Let’s turn on its head, the argument about whether LIC should invest up to 30 per cent in any company’s equity. The government says it is the right decision, but the insurance regulator begs to differ.
Assuming the government is right about LIC to scale up its stake, why isn’t it equally right for the foreign institutional investors (FIIs) to also be allowed similar freedom in their holdings? The current Sebi regulations for FIIs allows them to hold only up to 10 per cent in the listed shares of a company. As a group they are allowed to hold up to 24 per cent in any company. The limit can be breached up to 49 per cent by a special resolution of the board of directors of the company, provided the sectoral cap for the sector is not breached.

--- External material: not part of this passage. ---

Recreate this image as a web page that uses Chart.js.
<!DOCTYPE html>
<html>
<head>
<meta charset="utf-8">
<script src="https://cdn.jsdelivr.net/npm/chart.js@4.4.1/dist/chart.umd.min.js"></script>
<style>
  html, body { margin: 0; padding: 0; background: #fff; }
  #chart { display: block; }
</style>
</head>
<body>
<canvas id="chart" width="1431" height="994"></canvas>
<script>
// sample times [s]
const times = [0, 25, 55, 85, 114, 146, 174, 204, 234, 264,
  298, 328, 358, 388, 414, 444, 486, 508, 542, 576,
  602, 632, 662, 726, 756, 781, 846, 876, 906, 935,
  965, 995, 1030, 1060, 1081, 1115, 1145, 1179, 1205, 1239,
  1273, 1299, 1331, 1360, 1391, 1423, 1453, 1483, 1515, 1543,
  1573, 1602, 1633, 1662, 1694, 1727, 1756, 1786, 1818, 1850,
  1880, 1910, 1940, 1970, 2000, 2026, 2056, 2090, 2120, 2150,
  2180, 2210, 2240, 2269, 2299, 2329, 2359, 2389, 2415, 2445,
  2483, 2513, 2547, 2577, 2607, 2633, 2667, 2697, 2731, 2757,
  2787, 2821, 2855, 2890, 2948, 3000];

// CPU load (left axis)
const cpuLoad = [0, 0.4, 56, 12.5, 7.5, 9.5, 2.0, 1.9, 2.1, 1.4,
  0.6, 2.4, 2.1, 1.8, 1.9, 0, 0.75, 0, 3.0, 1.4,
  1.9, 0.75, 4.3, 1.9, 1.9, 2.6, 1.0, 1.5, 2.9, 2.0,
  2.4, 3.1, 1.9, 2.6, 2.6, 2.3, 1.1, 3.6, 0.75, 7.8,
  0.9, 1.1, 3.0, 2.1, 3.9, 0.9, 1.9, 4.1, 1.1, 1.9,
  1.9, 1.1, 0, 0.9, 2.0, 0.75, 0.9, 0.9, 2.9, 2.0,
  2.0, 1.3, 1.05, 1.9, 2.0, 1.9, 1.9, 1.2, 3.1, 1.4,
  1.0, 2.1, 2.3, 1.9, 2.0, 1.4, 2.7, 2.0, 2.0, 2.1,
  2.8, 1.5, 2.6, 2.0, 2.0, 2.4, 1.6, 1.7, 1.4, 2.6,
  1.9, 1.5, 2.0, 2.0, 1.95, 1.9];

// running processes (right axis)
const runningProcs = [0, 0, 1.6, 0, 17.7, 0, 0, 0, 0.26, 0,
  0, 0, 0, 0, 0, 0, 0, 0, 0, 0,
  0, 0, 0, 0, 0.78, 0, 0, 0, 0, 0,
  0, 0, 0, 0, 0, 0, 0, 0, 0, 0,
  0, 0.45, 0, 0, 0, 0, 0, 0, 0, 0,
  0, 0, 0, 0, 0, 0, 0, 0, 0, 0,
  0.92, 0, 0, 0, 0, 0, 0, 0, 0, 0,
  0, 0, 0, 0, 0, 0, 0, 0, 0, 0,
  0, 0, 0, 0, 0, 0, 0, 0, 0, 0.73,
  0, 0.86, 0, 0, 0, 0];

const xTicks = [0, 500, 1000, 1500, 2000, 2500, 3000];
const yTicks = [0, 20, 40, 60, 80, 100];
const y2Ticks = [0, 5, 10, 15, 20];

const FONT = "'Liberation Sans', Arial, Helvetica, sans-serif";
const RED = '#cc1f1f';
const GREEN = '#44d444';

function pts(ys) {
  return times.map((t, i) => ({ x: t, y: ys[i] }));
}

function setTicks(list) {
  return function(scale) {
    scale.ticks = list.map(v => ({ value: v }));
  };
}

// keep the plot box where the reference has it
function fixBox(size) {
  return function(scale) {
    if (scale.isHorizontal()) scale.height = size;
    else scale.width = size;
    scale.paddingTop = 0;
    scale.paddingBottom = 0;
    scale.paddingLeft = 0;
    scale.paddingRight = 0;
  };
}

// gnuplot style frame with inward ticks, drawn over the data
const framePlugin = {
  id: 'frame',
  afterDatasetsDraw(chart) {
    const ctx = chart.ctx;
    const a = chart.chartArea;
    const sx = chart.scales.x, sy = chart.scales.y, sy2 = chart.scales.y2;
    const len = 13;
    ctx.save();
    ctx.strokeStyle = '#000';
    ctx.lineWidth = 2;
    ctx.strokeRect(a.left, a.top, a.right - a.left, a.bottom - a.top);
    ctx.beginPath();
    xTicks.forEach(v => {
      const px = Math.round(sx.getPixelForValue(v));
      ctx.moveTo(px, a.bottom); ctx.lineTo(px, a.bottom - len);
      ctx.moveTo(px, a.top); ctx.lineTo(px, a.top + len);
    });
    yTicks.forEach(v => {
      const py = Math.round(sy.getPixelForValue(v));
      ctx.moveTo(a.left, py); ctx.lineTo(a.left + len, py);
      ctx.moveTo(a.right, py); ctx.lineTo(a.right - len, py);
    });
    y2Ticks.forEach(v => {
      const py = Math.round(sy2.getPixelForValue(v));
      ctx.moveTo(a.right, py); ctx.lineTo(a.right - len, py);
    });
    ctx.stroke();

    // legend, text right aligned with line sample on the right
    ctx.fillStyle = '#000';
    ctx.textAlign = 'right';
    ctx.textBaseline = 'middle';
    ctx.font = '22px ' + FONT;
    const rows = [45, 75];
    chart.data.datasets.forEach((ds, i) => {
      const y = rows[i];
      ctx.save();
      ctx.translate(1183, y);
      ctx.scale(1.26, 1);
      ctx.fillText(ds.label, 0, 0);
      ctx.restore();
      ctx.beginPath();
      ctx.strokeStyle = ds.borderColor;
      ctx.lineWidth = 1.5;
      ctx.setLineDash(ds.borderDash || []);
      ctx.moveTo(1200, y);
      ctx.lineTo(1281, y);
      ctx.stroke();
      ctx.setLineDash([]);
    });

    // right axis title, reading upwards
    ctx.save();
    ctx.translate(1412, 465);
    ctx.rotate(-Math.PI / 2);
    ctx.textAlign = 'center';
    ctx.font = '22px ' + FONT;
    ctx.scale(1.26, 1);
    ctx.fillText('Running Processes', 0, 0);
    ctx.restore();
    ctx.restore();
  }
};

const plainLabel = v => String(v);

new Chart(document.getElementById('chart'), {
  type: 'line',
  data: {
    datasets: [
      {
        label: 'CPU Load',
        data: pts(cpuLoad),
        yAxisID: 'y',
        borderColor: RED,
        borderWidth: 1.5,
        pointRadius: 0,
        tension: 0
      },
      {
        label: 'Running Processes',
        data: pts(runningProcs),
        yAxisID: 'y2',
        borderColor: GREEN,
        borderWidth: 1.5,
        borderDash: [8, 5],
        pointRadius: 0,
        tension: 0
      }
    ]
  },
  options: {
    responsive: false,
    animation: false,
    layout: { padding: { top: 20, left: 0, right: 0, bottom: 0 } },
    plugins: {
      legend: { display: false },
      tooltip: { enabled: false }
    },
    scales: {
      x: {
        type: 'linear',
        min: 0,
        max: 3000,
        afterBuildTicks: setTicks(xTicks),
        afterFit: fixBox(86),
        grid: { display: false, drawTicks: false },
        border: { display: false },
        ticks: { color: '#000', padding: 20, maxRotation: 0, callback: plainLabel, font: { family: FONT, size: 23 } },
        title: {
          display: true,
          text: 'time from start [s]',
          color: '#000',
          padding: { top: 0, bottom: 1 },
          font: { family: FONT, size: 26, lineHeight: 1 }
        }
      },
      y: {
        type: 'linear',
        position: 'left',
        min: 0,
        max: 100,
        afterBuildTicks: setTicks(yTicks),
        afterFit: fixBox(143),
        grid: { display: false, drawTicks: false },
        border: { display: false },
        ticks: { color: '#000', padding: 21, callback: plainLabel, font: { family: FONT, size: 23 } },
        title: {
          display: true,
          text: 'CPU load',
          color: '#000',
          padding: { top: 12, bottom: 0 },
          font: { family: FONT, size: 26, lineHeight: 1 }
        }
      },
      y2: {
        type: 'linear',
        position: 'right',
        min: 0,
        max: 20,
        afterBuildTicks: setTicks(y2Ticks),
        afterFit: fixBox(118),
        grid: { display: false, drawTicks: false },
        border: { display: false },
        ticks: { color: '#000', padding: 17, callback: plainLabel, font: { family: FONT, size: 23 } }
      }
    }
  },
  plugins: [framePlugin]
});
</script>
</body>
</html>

Is there any colour of money that makes LIC holding any shares more precious than a commensurate holding by a foreign investor? In that case the government is plainly creating two classes of investors in the market that will harm the prospects for Indian equity in the long run. At present while market analysts do distinguish between domestic and foreign institutional investors but Sebi rules, wisely enough make no distinction between the two. Now there will be.

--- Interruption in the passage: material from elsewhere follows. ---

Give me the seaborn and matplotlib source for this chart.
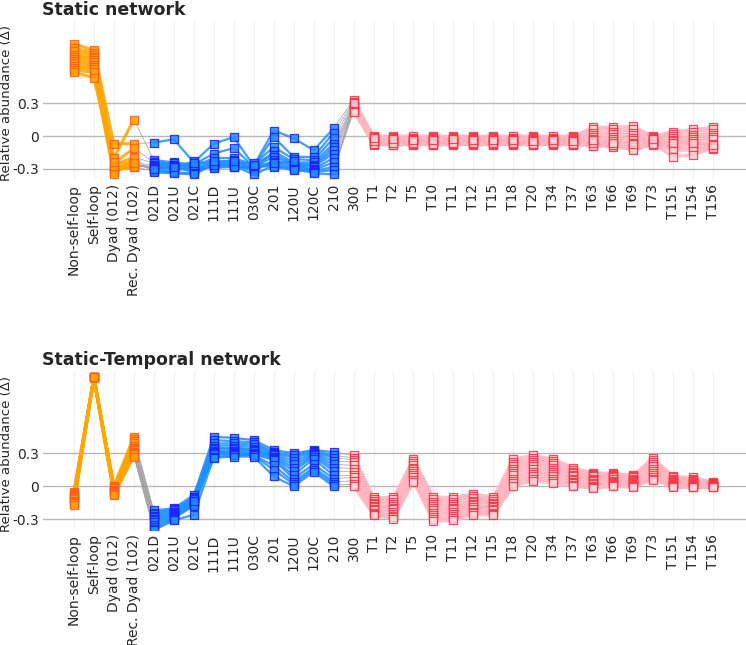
import matplotlib
matplotlib.use("Agg")
import matplotlib.pyplot as plt
import numpy as np
import pandas as pd
import seaborn as sns

BASE_LABELS = ["Non-self-loop", "Self-loop", "Dyad (012)", "Rec. Dyad (102)"]
TRIAD_LABELS = ["021D", "021U", "021C", "111D", "111U", "030C", "201", "120U", "120C", "210"]
TEMPORAL_LABELS = ["300", "T1", "T2", "T5", "T10", "T11", "T12", "T15", "T18", "T20",
                   "T34", "T37", "T63", "T66", "T69", "T73", "T151", "T154", "T156"]
CATEGORIES = BASE_LABELS + TRIAD_LABELS + TEMPORAL_LABELS

# --- static network: one row per network ---
STATIC_BASE = [
    [0.84, 0.78, -0.07, -0.07],
    [0.80, 0.76, -0.20, 0.15],
    [0.77, 0.74, -0.25, -0.11],
    [0.74, 0.72, -0.27, -0.19],
    [0.72, 0.71, -0.29, -0.25],
    [0.70, 0.69, -0.30, -0.28],
    [0.68, 0.67, -0.31, -0.26],
    [0.66, 0.65, -0.32, -0.27],
    [0.64, 0.63, -0.33, -0.25],
    [0.62, 0.61, -0.28, -0.28],
    [0.60, 0.58, -0.35, -0.20],
    [0.58, 0.53, -0.24, -0.25],
]
STATIC_TRIADS = [
    [-0.06, -0.03, -0.24, -0.07, -0.01, -0.27, 0.05, -0.02, -0.13, 0.07],
    [-0.22, -0.24, -0.26, -0.16, -0.11, -0.28, -0.01, -0.19, -0.19, 0.03],
    [-0.24, -0.25, -0.28, -0.20, -0.20, -0.26, -0.10, -0.21, -0.22, -0.02],
    [-0.25, -0.26, -0.29, -0.24, -0.22, -0.30, -0.14, -0.24, -0.24, -0.07],
    [-0.26, -0.27, -0.31, -0.25, -0.24, -0.25, -0.17, -0.25, -0.26, -0.10],
    [-0.27, -0.28, -0.33, -0.26, -0.25, -0.28, -0.19, -0.26, -0.27, -0.13],
    [-0.28, -0.29, -0.23, -0.27, -0.26, -0.32, -0.22, -0.27, -0.28, -0.16],
    [-0.29, -0.30, -0.30, -0.28, -0.27, -0.30, -0.24, -0.28, -0.30, -0.20],
    [-0.31, -0.32, -0.27, -0.29, -0.28, -0.29, -0.26, -0.29, -0.31, -0.24],
    [-0.32, -0.33, -0.34, -0.25, -0.27, -0.35, -0.27, -0.30, -0.32, -0.28],
    [-0.33, -0.34, -0.35, -0.26, -0.28, -0.27, -0.28, -0.31, -0.33, -0.31],
    [-0.30, -0.28, -0.25, -0.23, -0.23, -0.26, -0.25, -0.23, -0.34, -0.35],
]
STATIC_TEMPORAL = [
    [0.33, 0.00, 0.00, 0.00, 0.00, 0.00, 0.00, 0.00, 0.00, 0.00, 0.00, 0.00, 0.08, 0.08, 0.09, 0.00, 0.04, 0.06, 0.08],
    [0.31, -0.01, -0.01, -0.02, -0.01, -0.01, -0.01, -0.01, -0.02, -0.01, -0.02, -0.01, 0.06, 0.06, 0.06, -0.01, 0.02, 0.04, 0.06],
    [0.30, -0.02, -0.02, -0.03, -0.02, -0.02, -0.02, -0.02, -0.03, -0.02, -0.03, -0.02, 0.03, 0.04, 0.03, -0.02, 0.00, 0.01, 0.03],
    [0.29, -0.03, -0.03, -0.03, -0.03, -0.03, -0.03, -0.03, -0.03, -0.03, -0.03, -0.03, 0.01, 0.02, 0.01, -0.03, -0.02, -0.01, 0.01],
    [0.28, -0.04, -0.04, -0.04, -0.04, -0.04, -0.04, -0.04, -0.04, -0.04, -0.04, -0.04, -0.01, -0.01, -0.02, -0.04, -0.04, -0.03, -0.01],
    [0.27, -0.05, -0.05, -0.05, -0.05, -0.05, -0.05, -0.05, -0.05, -0.05, -0.05, -0.05, -0.03, -0.03, -0.04, -0.05, -0.05, -0.05, -0.03],
    [0.26, -0.06, -0.06, -0.06, -0.06, -0.06, -0.06, -0.06, -0.06, -0.06, -0.06, -0.06, -0.05, -0.05, -0.06, -0.06, -0.07, -0.07, -0.07],
    [0.25, -0.07, -0.07, -0.07, -0.07, -0.07, -0.07, -0.07, -0.07, -0.07, -0.07, -0.07, -0.07, -0.07, -0.08, -0.06, -0.09, -0.09, -0.09],
    [0.24, -0.08, -0.08, -0.08, -0.08, -0.08, -0.08, -0.08, -0.08, -0.08, -0.08, -0.08, -0.08, -0.09, -0.10, -0.07, -0.11, -0.11, -0.10],
    [0.23, -0.07, -0.08, -0.07, -0.08, -0.07, -0.07, -0.07, -0.07, -0.08, -0.07, -0.08, -0.09, -0.10, -0.12, -0.08, -0.13, -0.13, -0.12],
    [0.22, -0.05, -0.06, -0.06, -0.07, -0.06, -0.06, -0.06, -0.06, -0.07, -0.06, -0.07, -0.06, -0.08, -0.13, -0.07, -0.19, -0.17, -0.11],
    [0.30, -0.02, -0.03, -0.04, -0.04, -0.03, -0.04, -0.04, -0.04, -0.05, -0.04, -0.05, -0.04, -0.06, -0.07, -0.03, -0.06, -0.06, -0.08],
]

# --- static-temporal network ---
TEMPORAL_NET_BASE = [
    [-0.05, 0.99, 0.00, 0.45],
    [-0.06, 0.99, -0.01, 0.43],
    [-0.07, 0.99, -0.01, 0.41],
    [-0.08, 0.99, -0.02, 0.39],
    [-0.09, 0.99, -0.03, 0.37],
    [-0.10, 0.99, -0.03, 0.35],
    [-0.11, 0.99, -0.04, 0.34],
    [-0.12, 0.99, -0.05, 0.33],
    [-0.13, 0.99, -0.05, 0.31],
    [-0.14, 0.99, -0.06, 0.30],
    [-0.15, 0.99, -0.07, 0.29],
    [-0.17, 0.99, -0.08, 0.27],
]
TEMPORAL_NET_TRIADS = [
    [-0.22, -0.20, -0.08, 0.45, 0.44, 0.42, 0.33, 0.30, 0.33, 0.31],
    [-0.24, -0.21, -0.10, 0.42, 0.41, 0.40, 0.31, 0.28, 0.32, 0.28],
    [-0.25, -0.22, -0.11, 0.39, 0.39, 0.38, 0.30, 0.26, 0.31, 0.26],
    [-0.27, -0.23, -0.12, 0.37, 0.37, 0.36, 0.29, 0.23, 0.30, 0.23],
    [-0.28, -0.24, -0.13, 0.35, 0.35, 0.34, 0.28, 0.20, 0.29, 0.20],
    [-0.30, -0.25, -0.14, 0.34, 0.34, 0.33, 0.27, 0.17, 0.28, 0.17],
    [-0.31, -0.26, -0.15, 0.32, 0.32, 0.32, 0.26, 0.14, 0.27, 0.14],
    [-0.33, -0.27, -0.16, 0.31, 0.31, 0.30, 0.25, 0.10, 0.25, 0.10],
    [-0.35, -0.28, -0.17, 0.30, 0.30, 0.29, 0.24, 0.07, 0.20, 0.07],
    [-0.37, -0.29, -0.18, 0.29, 0.29, 0.28, 0.19, 0.04, 0.17, 0.04],
    [-0.39, -0.30, -0.13, 0.27, 0.28, 0.28, 0.15, 0.02, 0.15, 0.02],
    [-0.40, -0.31, -0.26, 0.26, 0.27, 0.27, 0.09, 0.00, 0.13, 0.00],
]
TEMPORAL_NET_TEMPORAL = [
    [0.28, -0.10, -0.10, 0.25, -0.10, -0.10, -0.07, -0.10, 0.25, 0.28, 0.25, 0.17, 0.12, 0.12, 0.10, 0.26, 0.09, 0.08, 0.04],
    [0.26, -0.12, -0.12, 0.23, -0.12, -0.12, -0.09, -0.12, 0.22, 0.26, 0.23, 0.15, 0.11, 0.11, 0.09, 0.24, 0.08, 0.07, 0.03],
    [0.24, -0.13, -0.14, 0.21, -0.14, -0.14, -0.11, -0.13, 0.20, 0.24, 0.21, 0.13, 0.10, 0.10, 0.08, 0.22, 0.07, 0.06, 0.03],
    [0.22, -0.15, -0.16, 0.19, -0.16, -0.16, -0.13, -0.15, 0.18, 0.22, 0.19, 0.12, 0.09, 0.09, 0.07, 0.20, 0.06, 0.05, 0.02],
    [0.19, -0.16, -0.18, 0.17, -0.18, -0.18, -0.14, -0.16, 0.16, 0.20, 0.17, 0.10, 0.07, 0.08, 0.06, 0.18, 0.05, 0.04, 0.02],
    [0.16, -0.18, -0.20, 0.16, -0.20, -0.20, -0.16, -0.18, 0.14, 0.18, 0.15, 0.09, 0.06, 0.07, 0.05, 0.16, 0.04, 0.03, 0.01],
    [0.13, -0.19, -0.21, 0.14, -0.22, -0.21, -0.17, -0.19, 0.12, 0.16, 0.13, 0.07, 0.05, 0.05, 0.04, 0.14, 0.03, 0.02, 0.01],
    [0.10, -0.21, -0.23, 0.12, -0.24, -0.23, -0.19, -0.21, 0.10, 0.13, 0.11, 0.06, 0.03, 0.04, 0.03, 0.12, 0.02, 0.01, 0.00],
    [0.08, -0.22, -0.25, 0.10, -0.26, -0.25, -0.21, -0.22, 0.07, 0.11, 0.09, 0.04, 0.02, 0.03, 0.02, 0.10, 0.01, 0.01, 0.00],
    [0.05, -0.24, -0.27, 0.08, -0.28, -0.27, -0.23, -0.24, 0.05, 0.09, 0.07, 0.03, 0.00, 0.02, 0.01, 0.08, 0.00, 0.00, 0.00],
    [0.02, -0.25, -0.28, 0.06, -0.30, -0.29, -0.24, -0.25, 0.03, 0.07, 0.05, 0.01, -0.01, 0.01, 0.00, 0.07, 0.00, -0.01, -0.01],
    [0.00, -0.26, -0.30, 0.04, -0.32, -0.31, -0.26, -0.26, 0.00, 0.05, 0.03, 0.00, -0.02, 0.00, -0.01, 0.06, -0.01, -0.01, -0.01],
]

Y_TICKS = [-0.3, 0, 0.3]
Y_TICK_LABELS = ["-0.3", "0", "0.3"]

# (first index, last index exclusive, line colour, line width, marker face, marker edge)
GROUP_STYLES = [
    (0, 4, "#ffa500", 2.2, "#ffa500", "#ff5a1f"),
    (4, 14, "#1e90ff", 1.6, "#1e90ff", "#1a1aff"),
    (14, 33, "#ffb6c1", 2.2, "#ffd6dc", "#ff2a3a"),
]


def to_long(base, triads, temporal):
    values = np.hstack([np.array(base), np.array(triads), np.array(temporal)])
    rows = []
    for net, row in enumerate(values):
        for pos, v in enumerate(row):
            rows.append({"net": net, "pos": pos, "value": v})
    return pd.DataFrame(rows)


def draw_panel(ax, df, title):
    # grey connectors between groups
    for b in [3, 13]:
        sub = df[df["pos"].isin([b, b + 1])]
        sns.lineplot(data=sub, x="pos", y="value", units="net", estimator=None,
                     color="#9a9a9a", lw=0.6, alpha=0.8, ax=ax, legend=False, zorder=2)
    for start, end, lc, lw, fc, ec in GROUP_STYLES:
        sub = df[(df["pos"] >= start) & (df["pos"] < end)]
        sns.lineplot(data=sub, x="pos", y="value", units="net", estimator=None,
                     color=lc, lw=lw, alpha=0.85, ax=ax, legend=False, zorder=3)
        sns.scatterplot(data=sub, x="pos", y="value", marker="s", s=26,
                        color=fc, edgecolor=ec, linewidth=0.9, alpha=0.85,
                        ax=ax, legend=False, zorder=4)

    ax.set_xlim(-1.55, 33.65)
    ax.set_ylim(-0.4, 1.05)
    ax.set_xticks(range(len(CATEGORIES)))
    ax.set_xticklabels(CATEGORIES, rotation=90, fontsize=10)
    ax.set_yticks(Y_TICKS)
    ax.set_yticklabels(Y_TICK_LABELS, fontsize=10)
    ax.set_xlabel("")
    ax.set_ylabel("Relative abundance (Δ)", fontsize=9.5)
    ax.yaxis.set_label_coords(-0.043, 0.48)
    ax.yaxis.grid(True, color="#b8b8b8", lw=1)
    ax.xaxis.grid(True, color="#f1f1f1", lw=0.8)
    ax.set_axisbelow(True)
    ax.tick_params(axis="both", length=0, pad=3)
    sns.despine(ax=ax, left=True, bottom=True)
    ax.set_title(title, loc="left", fontsize=12.5, fontweight="bold", pad=4, x=-0.002)


sns.set_style("white")
fig = plt.figure(figsize=(7.46, 6.45), dpi=100)
ax_top = fig.add_axes([0.0576, 0.721, 0.9424, 0.247])
ax_bot = fig.add_axes([0.0576, 0.178, 0.9424, 0.247])

draw_panel(ax_top, to_long(STATIC_BASE, STATIC_TRIADS, STATIC_TEMPORAL), "Static network")
draw_panel(ax_bot, to_long(TEMPORAL_NET_BASE, TEMPORAL_NET_TRIADS, TEMPORAL_NET_TEMPORAL),
           "Static-Temporal network")

fig.savefig("out.png", dpi=100)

Also by extending the relaxation timed with the roll out of the disinvestment programme the government has made it explicit that LIC is an investment arm of the state. It is now on par with sovereign investment arms of several governments from Singapore to Nigeria and for which India has often expressed distaste. The only difference is that LIC is a largely domestic entity, which again means the local markets will pick up the tab. Other than in the disinvestment shows, from now on when LIC will show an interest in a company, will it express its own or that of the party in power, at that time. Because a long interest by the public sector insurer can make any company take over proof, from now.